No, liking EC12 is not a reliable predictor that one will like EC18.

One man's opinion, but true in my own case.

Yours truly,
Dave Morefield

11-23-2003, 14:32
I just made a quick read of this but did not see Elijah Craig 12 or 18. The 12 is near perfect and a good value. Give them a try when you have the time and $$$. http://www.straightbourbon.com/forums/images/graemlins/grin.gif

I have seen you guys talking about the Elijah Craig. I will get some of the 12yo on my next phase of aquisition. Thanks!

11-23-2003, 20:24
You dont need the cigar, and yes I think the bourbon is quite good, but the catch here is I think it tastes very little like EC 12. At the risk of sounding trite, it is like no other bourbon you have ever tried, in a good way.

It is a tad on the woody side, though, and the cigar helps smooth that out.


11-23-2003, 23:52
I have had two bottles of the EC 18yo, and both were distinctly different from one another (the curse of the single barrel). They both had a bold woody flavor (which I like), but one was rather harsh while the other was noticably smokey and more complex than the other. I loved the smokey-tasting bottle but the other one was not as pleasing to my taste. So it was a split decision for me. Guess I'll just have to get another bottle as a tie-breaker!

12-06-2003, 23:07
I completely concur with Dave and SpeedyJohn! I was intending to write almost the exact same things till I got down to their posts! So just a few more comments:

I would certainly delete the Bushmill's 10yo. You don't need much young Irish single malt.

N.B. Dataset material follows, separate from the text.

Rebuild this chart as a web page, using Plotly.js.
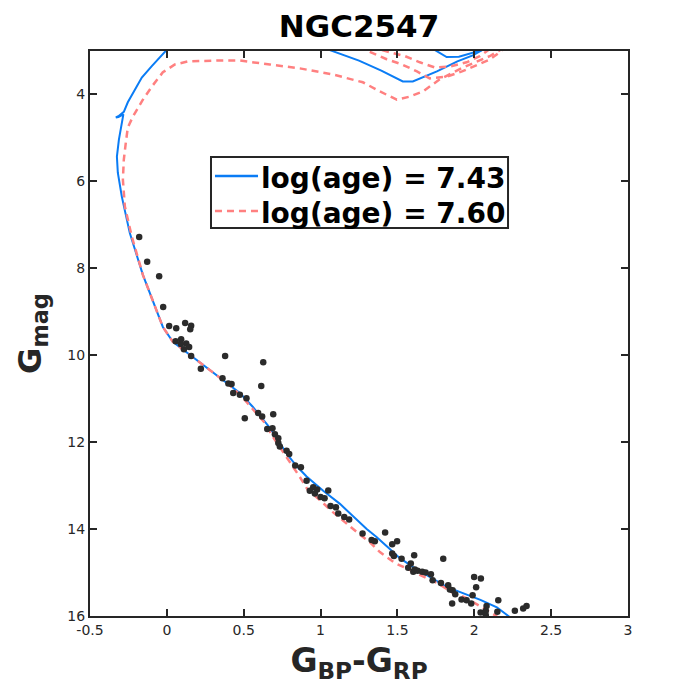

I would seriously consider adding:
Springbank 175th anniverary--this is a classic SMS distillery.
Longrow 10yo (either '92 or '93) very peated malt from Springbank.
Campbeltown Loch 25. Very old Springbank is currently almost impossible to find except in this great blend.
Century Reserve 13yo Single Cask Canadian. If you like the other Canadians you've tried you owe yourself this one.
Jameson 12yo would be the classic Irish blend. Great to compare with the Powers.
George T. Stagg barrel proof, you need this ASAP before it is gone!

12-07-2003, 11:23
Wow. I've only heard of two of those. Thanks for the rare suggestions.